Pensons, surtout, au Village des neiges érigé à coup de blocs et flocons sur l'île Ste-Hélène, certainement l'indice le plus flagrant de ce flirt grandissant entre les citadins et la froide saison. Il s'agit de la première activité d'envergure à se tenir tout au long de la saison, un projet d'inspiration finlandaise comprenant hôtel, spa et restaurant. À lui seul, ce dernier a servi plus de 8000 clients... en un mois à peine!

Ce ne sont que des indices.
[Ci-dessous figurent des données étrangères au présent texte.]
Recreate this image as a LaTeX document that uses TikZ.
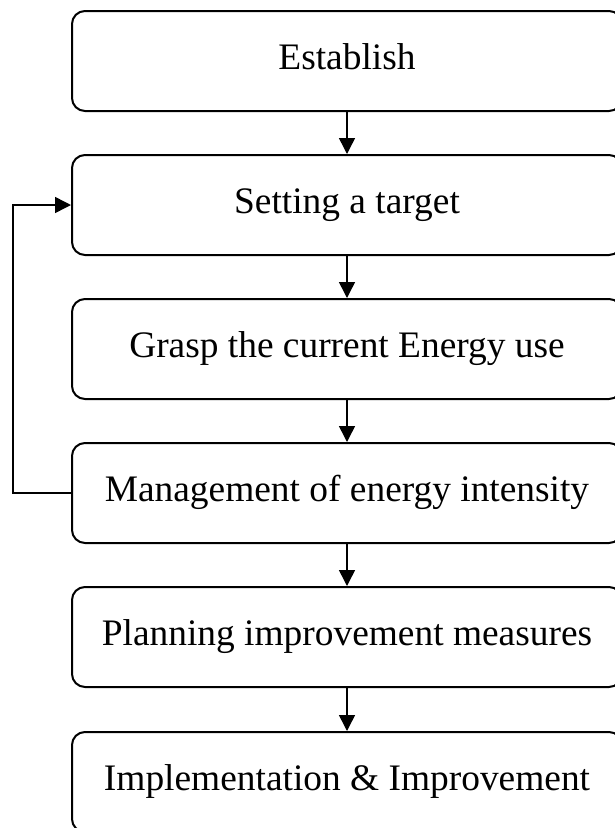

Mais des indices qui en renforcent d'autres: du nombre de joggeurs dans les rues à l'intérêt porté au vélo quatre saisons, en passant par le déneigement des pistes cyclables, la possibilité de faire rouler les BIXI en hiver et l'intention de tenir, prochainement, une séance hivernale des populaires Piknic Électronik.

Les appels à l'abolition de l'hiver, comme celui du regretté sociologue Bernard Arcand, ne se tairont pas pour autant. Mais la «nordicité mentale» du géographe Louis-Edmond Hamelin semble vouloir faire sortir les Montréalais de leur tanière.

Il est vrai que le temps clément, qui s'inscrit dans une tendance climatique, n'est pas étranger à ce phénomène. Mais il ne peut expliquer à lui seul la décision des élus et des promoteurs de ne plus rayer l'hiver de leur calendrier.